On a hot July evening they are sitting together when Mrs Penniman tells Catherine she has seen Morris. Catherine remains still and then says she hopes he is well. Mrs Penniman says he has changed a great deal and would like to see her. Catherine says quickly that she would rather not.
Mrs Penniman tells her she has seen him at Marian’s home and there is ‘“a touch of sadness”’ about him and he has not been very successful. She also says he talks of his ‘“evil star”’ and everything has failed but his ‘“proud high spirit”’. He married in Europe and his wife died soon after. He has not been in New York for 10 years and came back a few days ago. He has heard she has never married and said she had been ‘“the real romance of his life”’.
Catherine asks her to say no more and on being asked if she is interested she says ‘“it pains me”’. She goes to the window and feels as though the past has opened up ‘and a spectral figure had risen out of it’. She cries silently and Mrs Penniman does not see, but perhaps she suspected this as she does not mention him again that evening.
In the final chapter, Chapter Thirty Five, Mrs Penniman waits a week before mentioning Morris again. She tells Catherine he has sent a message and she promised to keep her word and tell her it. This makes Catherine think again about her aunt as being a ‘dangerous’ woman and says she does not care what she does with her promise.
Mrs Penniman tells her that Morris wishes to see her and he believes she would consent if she knew how much. He is going away again and, she says, he wants to speak to her first. He believes she has never understood him and never judged him ‘“rightly”’ and this has weighed on him ‘“terribly”’ and wants to meet her as a friend.
Catherine says to tell him she wants him to leave her alone. The doorbell rings just after this and she looks at her aunt and her aunt blushes. Catherine thinks of rushing to tell the servant to admit no one, but the fear of meeting her visitor stops her. She hears his name said by the servant and keeps her back to the door. She finally turns and sees him in the middle of the room (and her aunt has left).
He looks different now and is heavier, with a beard, and after a moment she recognizes the upper part of his face. He speaks and his voice is the same but without the ‘charm’. She looks at him and thinks how long ago it all was. She has no wish to ‘catch’ him and only wishes him to go.
He asks if they cannot be friends and she says she has only friendly feelings for him. He comes closer to her and says he has never stopped thinking of her. She asks him to never come back when he asks for leave to return.

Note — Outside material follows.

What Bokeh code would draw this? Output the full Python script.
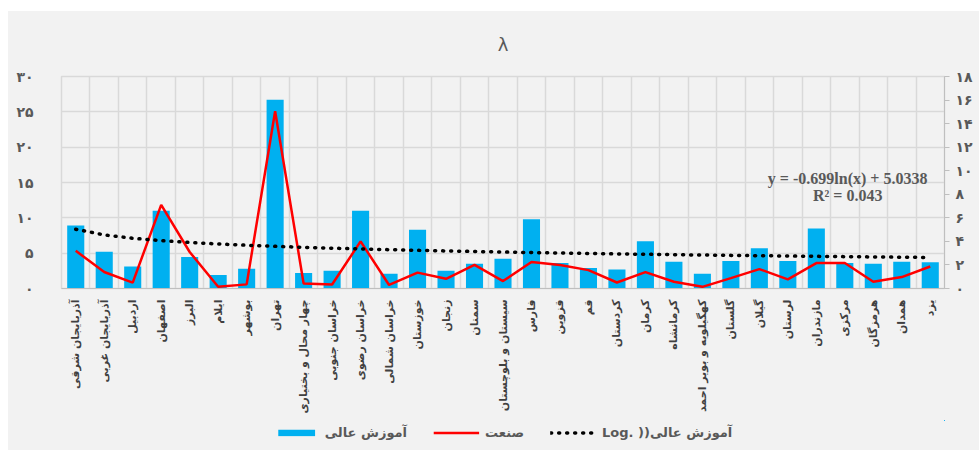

She tells him it is wrong of him and says there is no ‘“propriety”’ and no reason.
He tells her she does him an injustice and they have only waited, and now they are ‘“free”’. She says he treated her badly and he says she is not thinking of it ‘“rightly”’ and he could not have robbed her of her quiet life with her father. He asks if she will forgive and she says she did so years ago, but they cannot be friends. He says she is angry, and hopes to see some passion, but she denies it. She says ‘“impressions last when they have been strong”’. He asks why she did not marry and she says she did not wish to. He replies, ‘“yes, you are rich, you are free; you had nothing to gain.”’ She agrees she had nothing to gain.

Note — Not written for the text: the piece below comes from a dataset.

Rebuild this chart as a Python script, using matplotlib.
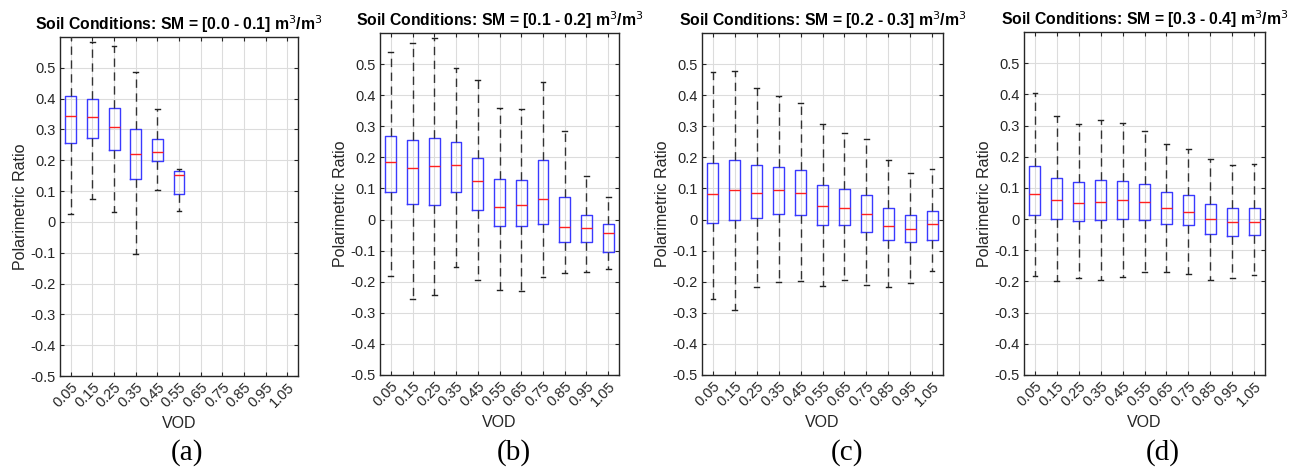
import matplotlib
matplotlib.use("Agg")
import matplotlib.pyplot as plt
import numpy as np

plt.rcParams['font.family'] = ['Liberation Sans', 'DejaVu Sans']

vod_labels = ["0.05", "0.15", "0.25", "0.35", "0.45", "0.55", "0.65", "0.75", "0.85", "0.95", "1.05"]
titles = ["[0.0 - 0.1]", "[0.1 - 0.2]", "[0.2 - 0.3]", "[0.3 - 0.4]"]
captions = ["(a)", "(b)", "(c)", "(d)"]

# panel (a): only six VOD bins have data
a_low = [0.025, 0.074, 0.032, -0.103, 0.105, 0.037]
a_q1 = [0.255, 0.272, 0.234, 0.138, 0.198, 0.092]
a_med = [0.343, 0.340, 0.308, 0.220, 0.227, 0.152]
a_q3 = [0.408, 0.398, 0.368, 0.300, 0.268, 0.166]
a_high = [0.650, 0.584, 0.571, 0.486, 0.366, 0.171]

b_low = [-0.181, -0.256, -0.242, -0.152, -0.196, -0.226, -0.229, -0.185, -0.172, -0.170, -0.159]
b_q1 = [0.089, 0.051, 0.047, 0.089, 0.032, -0.022, -0.022, -0.015, -0.071, -0.071, -0.104]
b_med = [0.185, 0.167, 0.171, 0.176, 0.125, 0.041, 0.047, 0.065, -0.024, -0.027, -0.044]
b_q3 = [0.269, 0.256, 0.262, 0.251, 0.199, 0.130, 0.128, 0.191, 0.073, 0.016, -0.013]
b_high = [0.538, 0.569, 0.583, 0.488, 0.448, 0.359, 0.354, 0.443, 0.285, 0.139, 0.073]

c_low = [-0.254, -0.290, -0.216, -0.202, -0.199, -0.214, -0.196, -0.211, -0.216, -0.204, -0.167]
c_q1 = [-0.011, 0.000, 0.005, 0.017, 0.014, -0.019, -0.019, -0.040, -0.067, -0.072, -0.065]
c_med = [0.082, 0.094, 0.085, 0.094, 0.085, 0.043, 0.036, 0.017, -0.021, -0.031, -0.015]
c_q3 = [0.182, 0.190, 0.174, 0.168, 0.158, 0.111, 0.099, 0.079, 0.036, 0.016, 0.028]
c_high = [0.475, 0.479, 0.422, 0.396, 0.376, 0.308, 0.277, 0.259, 0.193, 0.151, 0.161]

d_low = [-0.181, -0.197, -0.189, -0.195, -0.185, -0.171, -0.170, -0.175, -0.195, -0.189, -0.180]
d_q1 = [0.013, 0.000, -0.006, -0.003, 0.000, -0.003, -0.016, -0.020, -0.047, -0.054, -0.050]
d_med = [0.082, 0.060, 0.051, 0.055, 0.060, 0.055, 0.034, 0.022, 0.000, -0.008, -0.010]
d_q3 = [0.170, 0.131, 0.118, 0.125, 0.122, 0.112, 0.088, 0.076, 0.048, 0.036, 0.036]
d_high = [0.403, 0.332, 0.304, 0.318, 0.308, 0.283, 0.242, 0.226, 0.194, 0.172, 0.176]

panels = [
    (a_low, a_q1, a_med, a_q3, a_high),
    (b_low, b_q1, b_med, b_q3, b_high),
    (c_low, c_q1, c_med, c_q3, c_high),
    (d_low, d_q1, d_med, d_q3, d_high),
]

W, H = 1303, 470
fig = plt.figure(figsize=(W / 100, H / 100), dpi=100)

# axes boxes in pixels: left, right, top, bottom
boxes_px = [(60, 298, 37, 376), (380, 619, 33, 375), (702, 943, 33, 375), (1024, 1265, 32, 375)]
caption_x = [187, 514, 847, 1163]

dark = '#262626'
for i, (pan, (l, r, t, b)) in enumerate(zip(panels, boxes_px)):
    ax = fig.add_axes([l / W, 1 - b / H, (r - l) / W, (b - t) / H])
    low, q1, med, q3, high = pan
    stats = []
    for k in range(len(low)):
        stats.append(dict(whislo=low[k], q1=q1[k], med=med[k], q3=q3[k], whishi=high[k], fliers=[]))
    pos = np.arange(1, len(low) + 1)
    ax.bxp(stats, positions=pos, widths=0.5, capwidths=0.22, showfliers=False,
           boxprops=dict(color='#3a3aff', linewidth=1.0),
           medianprops=dict(color='#ff2020', linewidth=1.0),
           whiskerprops=dict(color='#333333', linewidth=1.0, linestyle=(0, (6, 4))),
           capprops=dict(color='#222222', linewidth=1.0),
           manage_ticks=False, zorder=3)
    ax.set_xlim(0.5, 11.5)
    ax.set_ylim(-0.5, 0.6)
    ax.set_xticks(np.arange(1, 12))
    ax.set_xticklabels(vod_labels, rotation=45, ha='right', va='top', rotation_mode='anchor')
    yt = np.round(np.arange(-0.5, 0.51, 0.1), 1)
    ax.set_yticks(yt)
    ax.set_yticklabels(["0" if abs(v) < 1e-9 else f"{v:.1f}" for v in yt])
    ax.grid(True, color='#dcdcdc', linewidth=0.8, zorder=0)
    ax.set_axisbelow(True)
    ax.tick_params(direction='in', length=3, width=0.8, colors=dark, labelsize=10.5,
                   top=True, right=True, pad=3)
    for s in ax.spines.values():
        s.set_color(dark)
        s.set_linewidth(1.0)
    ax.set_xlabel("VOD", fontsize=11.5, color=dark, labelpad=4)
    ax.set_ylabel("Polarimetric Ratio", fontsize=11.5, color=dark, labelpad=2)
    ax.set_title("Soil Conditions: SM = " + titles[i] + r" m$^3$/m$^3$",
                 fontsize=11.3, fontweight='bold', color='black', pad=5)
    fig.text(caption_x[i] / W, 1 - 453 / H, captions[i], ha='center', va='center',
             fontsize=21, family='Liberation Serif')

fig.savefig("out.png", dpi=100)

As he leaves, he talks briefly to Mrs Penniman in the hall and both talk about Catherine not marrying and he says ‘“damnation”’ when she asks if he will come back. The novel finishes with Catherine in the parlor as she picks up her ‘fancy-work’ and seats herself with it again ‘for life, as it were’.
Analysis – Chapters Thirty Four and Thirty Five
The novel closes with the return of Morris and the closure of Catherine rejecting him outright. It is left ambiguous if she regrets this choice, as she picks up her fancy-work and sits with it ‘for life, as it were’, but it is an understandable decision given that she is now portrayed as a free and independent woman.
Her wealth has been the means to her being able to live as a single woman, as Morris points out, and she is also (at last) given some strength of character that allows her to see her once betrothed as one who has previously hurt her.